2019-05-15 Thread Walter Bright via Digitalmars-d-announce

On 5/14/2019 11:49 PM, Dukc wrote:
About -DIP1000, I sure want to use it. But is there currently any practical way 
to learn it's usage without researching compiler source code?


This is a good start:

http://dconf.org/2017/talks/bright.html


Re: Phobos is now compiled with -preview=dip1000

2019-05-15 Thread Dukc via Digitalmars-d-announce

On Wednesday, 15 May 2019 at 07:56:48 UTC, Walter Bright wrote:
About -DIP1000, I sure want to use it. But is there currently 
any practical way to learn it's usage without researching 
compiler source code?


Simply add the switch -preview=dip1000 to your builds, and 
follow where it leads.


Bound to cause bad practices without nothing to tell why it works 
how it works. How do I know when I'm supposed to add `scope`? Or 
how to react when the compiler complains about escaping 
references? I have some basic image in my head formed from your 
DIP paper, but I read somewhere that it's outdated.

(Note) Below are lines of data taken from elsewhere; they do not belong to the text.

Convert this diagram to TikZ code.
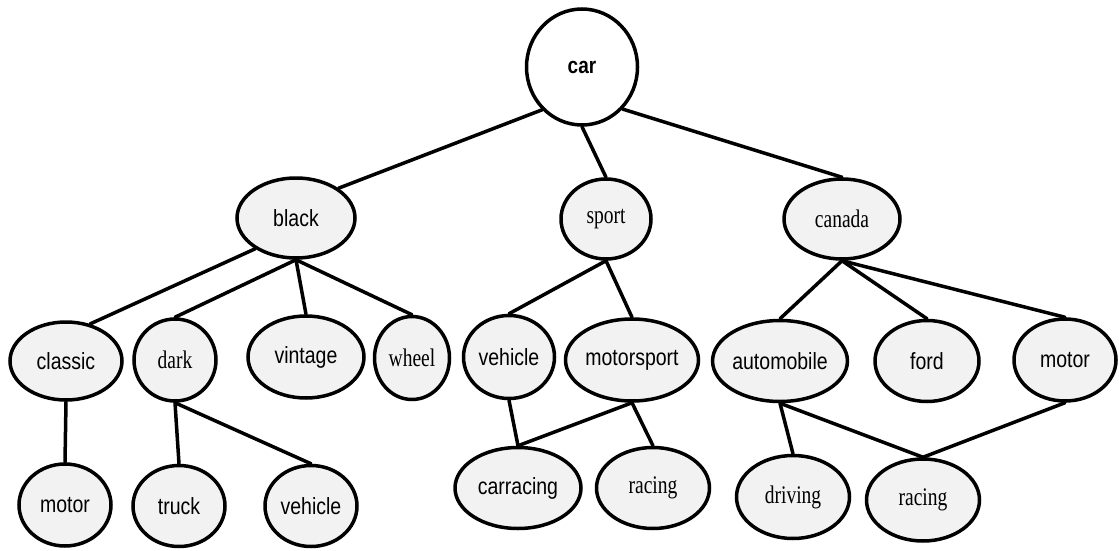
\documentclass[tikz,border=0pt]{standalone}
\usepackage{fontspec}
\setmainfont{Liberation Serif}
\setsansfont{Liberation Sans}
\usetikzlibrary{shapes.geometric}
\definecolor{nodefill}{HTML}{F2F2F2}
% labels are set a little taller than the font's natural shape
\newcommand{\talltext}[2][1.2]{\scalebox{1}[#1]{#2}}
\tikzset{
  term/.style={ellipse, draw=black, line width=3.5pt, fill=nodefill, inner sep=0pt,
    minimum width=#1},
  sansterm/.style={term=#1, font=\sffamily\fontsize{19.5}{19.5}\selectfont},
  serifterm/.style={term=#1, font=\rmfamily\fontsize{19.5}{19.5}\selectfont},
  link/.style={line width=3.5pt, line cap=round}
}
\begin{document}
\begin{tikzpicture}[x=1pt,y=-1pt]
\useasboundingbox (0,0) rectangle (1119,551);
% root
\node[ellipse, draw=black, line width=3.5pt, fill=white, minimum width=111pt, minimum height=116pt,
  inner sep=0pt, font=\sffamily\bfseries\fontsize{19}{19}\selectfont] (car) at (582,67) {\talltext{car}};
% second level
\node[sansterm=118pt, minimum height=80pt] (black) at (296,218) {\talltext{black}};
\node[serifterm=90pt, minimum height=80pt] (sport) at (606,219) {\talltext[1.3]{sport}};
\node[serifterm=116pt, minimum height=80pt] (canada) at (842,219) {\talltext[1.3]{canada}};
% third level
\node[sansterm=112pt, minimum height=78pt] (classic) at (66,361) {\talltext{classic}};
\node[serifterm=82pt, minimum height=82pt] (dark) at (175,360) {\talltext[1.3]{dark}};
\node[sansterm=116pt, minimum height=82pt] (vintage) at (306,357) {\talltext{vintage}};
\node[serifterm=75pt, minimum height=83pt] (wheel) at (412,358) {\talltext[1.3]{wheel}};
\node[sansterm=91pt, minimum height=83pt] (vehicleB) at (509,357) {\talltext{vehicle}};
\node[sansterm=133pt, minimum height=82pt] (motorsport) at (632,360) {\talltext{motorsport}};
\node[sansterm=114pt, minimum height=81pt] (automobile) at (780,361) {\talltext{automobile}};
\node[sansterm=104pt, minimum height=81pt] (ford) at (927,361) {\talltext{ford}};
\node[sansterm=102pt, minimum height=82pt] (motorB) at (1065,360) {\talltext{motor}};
% fourth level
\node[sansterm=92pt, minimum height=82pt] (motorA) at (65,505) {\talltext{motor}};
\node[sansterm=92pt, minimum height=81pt] (truck) at (179,506) {\talltext{truck}};
\node[sansterm=92pt, minimum height=81pt] (vehicleA) at (311,506) {\talltext{vehicle}};
\node[sansterm=126pt, minimum height=81pt] (carracing) at (518,488) {\talltext{carracing}};
\node[serifterm=113pt, minimum height=81pt] (racingA) at (653,488) {\talltext[1.3]{racing}};
\node[serifterm=113pt, minimum height=83pt] (driving) at (793,497) {\talltext[1.3]{driving}};
\node[serifterm=113pt, minimum height=82pt] (racingB) at (923,500) {\talltext[1.3]{racing}};
% connectors
\draw[link] (car.-133) -- (black.35);
\draw[link] (car.south) -- (sport.north);
\draw[link] (car.-46) -- (canada.north);
\draw[link] (black.-143) -- (classic.57);
\draw[link] (black.south) -- (dark.north);
\draw[link] (black.south) -- (vintage.north);
\draw[link] (black.south) -- (wheel.north);
\draw[link] (classic.south) -- (motorA.north);
\draw[link] (dark.south) -- (truck.north);
\draw[link] (dark.south) -- (vehicleA.north);
\draw[link] (sport.south) -- (vehicleB.north);
\draw[link] (sport.south) -- (motorsport.north);
\draw[link] (vehicleB.south) -- (carracing.north);
\draw[link] (motorsport.south) -- (carracing.north);
\draw[link] (motorsport.south) -- (racingA.north);
\draw[link] (canada.south) -- (automobile.north);
\draw[link] (canada.south) -- (ford.north);
\draw[link] (canada.south) -- (motorB.north);
\draw[link] (automobile.south) -- (driving.north);
\draw[link] (automobile.south) -- (racingB.north);
\draw[link] (motorB.south) -- (racingB.north);
\end{tikzpicture}
\end{document}
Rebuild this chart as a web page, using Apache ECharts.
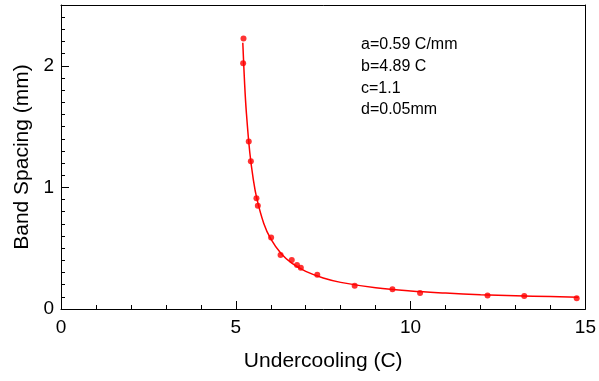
<!DOCTYPE html>
<html><head><meta charset="utf-8">
<script src="https://cdn.jsdelivr.net/npm/echarts@6/dist/echarts.min.js"></script>
<style>html,body{margin:0;padding:0;background:#fff}#c{width:599px;height:381px}</style>
</head><body><div id="c"></div>
<script>
// measured data points (Undercooling C, Band spacing mm)
var pointX = [5.22, 5.21, 5.37, 5.43, 5.59, 5.63, 6.01, 6.28, 6.60, 6.75, 6.86, 7.33, 8.40, 9.48, 10.27, 12.20, 13.25, 14.75];
var pointY = [2.225, 2.02, 1.377, 1.216, 0.911, 0.850, 0.587, 0.444, 0.403, 0.362, 0.340, 0.282, 0.192, 0.162, 0.132, 0.110, 0.107, 0.088];
// fitted curve
var curveX = [5.2, 5.25, 5.3, 5.4, 5.5, 5.6, 5.8, 6.0, 6.3, 6.6, 7.0, 7.5, 8.0, 9.0, 10.0, 11.0, 12.0, 13.0, 14.0, 14.8];
var curveY = [2.19, 1.865, 1.623, 1.287, 1.066, 0.910, 0.704, 0.576, 0.454, 0.377, 0.309, 0.255, 0.219, 0.175, 0.148, 0.131, 0.118, 0.109, 0.102, 0.097];
var annotation = ['a=0.59 C/mm', 'b=4.89 C', 'c=1.1', 'd=0.05mm'];
var xTitle = 'Undercooling (C)';
var yTitle = 'Band Spacing (mm)';

var font = 'Liberation Sans, Arial, sans-serif';
var chart = echarts.init(document.getElementById('c'));
var plainLine = {show: true, onZero: false, lineStyle: {color: '#000', width: 1}};
chart.setOption({
  animation: false,
  backgroundColor: '#fff',
  grid: {left: 61, right: 11, top: 5, bottom: 72},
  xAxis: [{
    type: 'value', min: 0, max: 15, interval: 5,
    name: xTitle, nameLocation: 'middle', nameGap: 42,
    nameTextStyle: {fontFamily: font, fontSize: 21, color: '#000'},
    axisLine: plainLine,
    axisTick: {inside: true, length: 8, lineStyle: {color: '#000'}},
    minorTick: {show: true, splitNumber: 5, length: 4, lineStyle: {color: '#000'}},
    axisLabel: {fontFamily: font, fontSize: 19, color: '#000', margin: 9},
    splitLine: {show: false}
  }, {
    type: 'value', min: 0, max: 15, position: 'top',
    axisLine: plainLine, axisTick: {show: false}, axisLabel: {show: false}, splitLine: {show: false}
  }],
  yAxis: [{
    type: 'value', min: 0, max: 2.5, interval: 1,
    name: yTitle, nameLocation: 'middle', nameGap: 27,
    nameTextStyle: {fontFamily: font, fontSize: 21, color: '#000'},
    axisLine: plainLine,
    axisTick: {inside: true, length: 8, lineStyle: {color: '#000'}},
    axisLabel: {fontFamily: font, fontSize: 19, color: '#000', margin: 7, showMaxLabel: false},
    splitLine: {show: false}
  }, {
    type: 'value', min: 0, max: 2.5, interval: 0.1, position: 'left',
    axisLine: {show: false},
    axisTick: {inside: true, length: 4, lineStyle: {color: '#000'}},
    axisLabel: {show: false},
    splitLine: {show: false}
  }, {
    type: 'value', min: 0, max: 2.5, position: 'right',
    axisLine: plainLine, axisTick: {show: false}, axisLabel: {show: false}, splitLine: {show: false}
  }],
  graphic: [{
    type: 'text', left: 361, top: 34,
    style: {text: annotation.join('\n'), font: '16px ' + font, fill: '#000', lineHeight: 21.7}
  }],
  series: [{
    type: 'line', yAxisIndex: 0,
    data: curveX.map(function (x, i) { return [x, curveY[i]]; }),
    smooth: 0.4, showSymbol: false, symbol: 'none',
    lineStyle: {color: '#ff0000', width: 1.5}
  }, {
    type: 'scatter', yAxisIndex: 0,
    data: pointX.map(function (x, i) { return [x, pointY[i]]; }),
    symbolSize: 6, itemStyle: {color: '#ff0000'}
  }]
});
</script></body></html>
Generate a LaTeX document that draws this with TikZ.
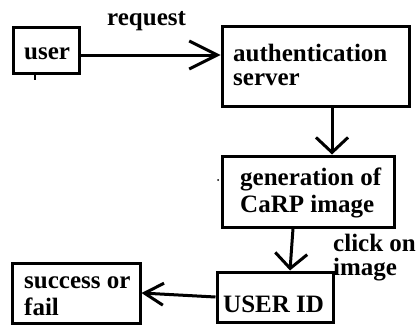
\documentclass[tikz,border=0pt]{standalone}
\usepackage{fontspec}
\setmainfont{Liberation Serif}
\usetikzlibrary{arrows.meta}
\begin{document}
\begin{tikzpicture}[x=1pt,y=-1pt,
  txt/.style={anchor=base west,inner sep=0pt,align=left,font=\bfseries\fontsize{25}{#1}\selectfont},
  txt/.default=24,
  boxnode/.style={draw,line width=3pt,inner sep=0pt},
  conn/.style={line width=3pt},
  barbA/.style={conn,-{Straight Barb[length=28pt,width=28pt,line width=3pt]}},
  barbB/.style={conn,-{Straight Barb[length=15pt,width=32pt,line width=3pt]}},
  barbC/.style={conn,-{Straight Barb[length=19pt,width=22pt,line width=3pt]}}]
\useasboundingbox (0,0) rectangle (417,324);
% boxes
\node[boxnode,minimum width=66pt,minimum height=46pt] (user) at (46,50) {};
\node[boxnode,minimum width=187pt,minimum height=80pt] (auth) at (315.5,66) {};
\node[boxnode,minimum width=172pt,minimum height=71pt] (gen) at (308,191.5) {};
\node[boxnode,minimum width=116pt,minimum height=50pt] (uid) at (275,297) {};
\node[boxnode,minimum width=128pt,minimum height=60pt] (succ) at (76,293) {};
% texts
\node[txt] (usert) at (24,59) {user};
\node[txt] (autht) at (233,85) {authentication\\server};
\node[txt=27] (gent) at (240,212) {generation of\\CaRP image};
\node[txt] (uidt) at (223,312) {USER ID};
\node[txt=27] (succt) at (24,315) {success or\\fail};
\node[txt] (req) at (107,25) {request};
\node[txt] (click) at (333,275) {click on\\image};
% connectors
\draw[barbA] ([yshift=-5pt]user.east) -- ([yshift=-5pt]user.east -| auth.west);
\draw[barbB] ([xshift=16.5pt]auth.south) -- ([xshift=16.5pt]auth.south |- gen.north);
\draw[barbB] ([xshift=-15pt]gen.south) -- ([xshift=15pt]uid.north);
\draw[barbC] (uid.west) -- (succ.east);
\draw[line width=2pt] ([xshift=-11pt]user.south) -- ++(0,5);
\fill (218,180) circle (1pt);
\end{tikzpicture}
\end{document}
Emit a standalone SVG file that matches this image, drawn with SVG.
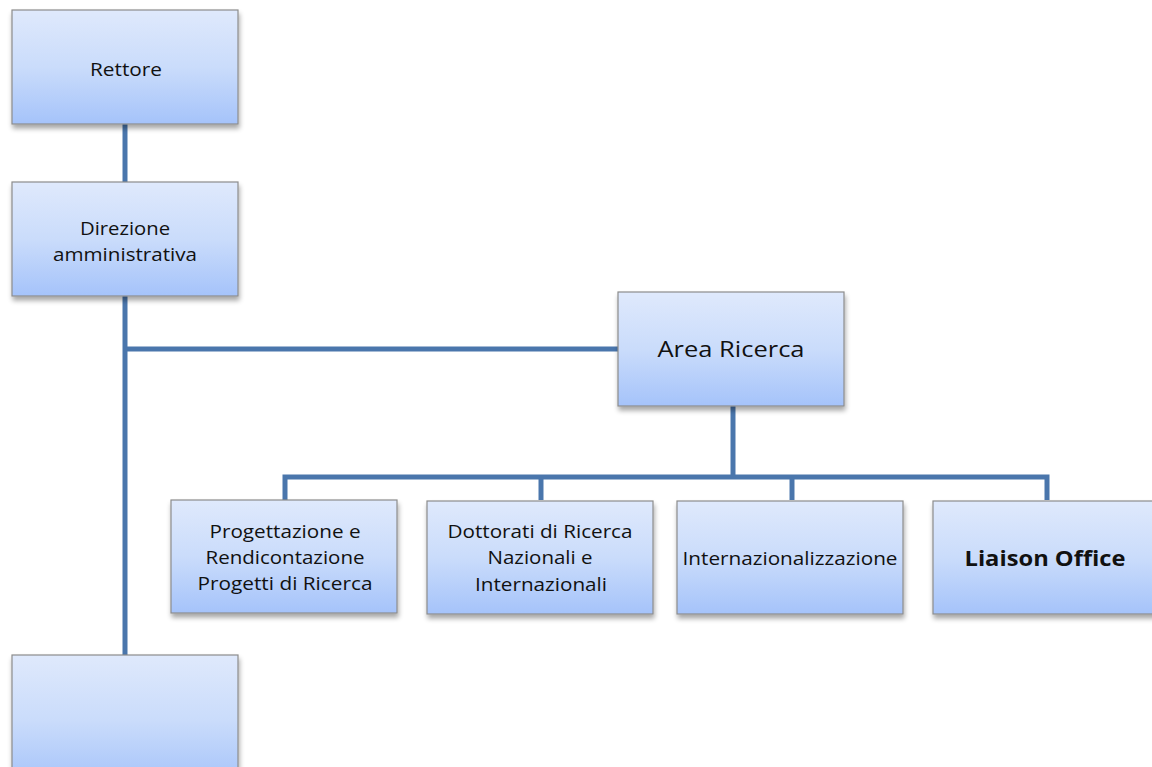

Could be worth a try even without docs, but in the long run we 
definitely need some explaining.


Re: Phobos is now compiled with -preview=dip1000

2019-05-15 Thread Dukc via Digitalmars-d-announce

On Wednesday, 15 May 2019 at 07:39:05 UTC, Walter Bright wrote:

https://github.com/dlang/phobos/pull/6931

This is a major milestone in improving the memory safety of D 
programming. Thanks to everyone who helped with this!


Time to start compiling your projects with DIP1000, too!


For me, the forum claims that your posting time is "from the 
future". Does that mean that is has somehow leaked a draft and 
this shouldn't show yet?


About -DIP1000, I sure want to use it. But is there currently any 
practical way to learn it's usage without researching compiler 
source code?


Phobos is now compiled with -preview=dip1000

2019-05-15 Thread Walter Bright via Digitalmars-d-announce

https://github.com/dlang/phobos/pull/6931

This is a major milestone in improving the memory safety of D programming. 
Thanks to everyone who helped with this!


Time to start compiling your projects with DIP1000, too!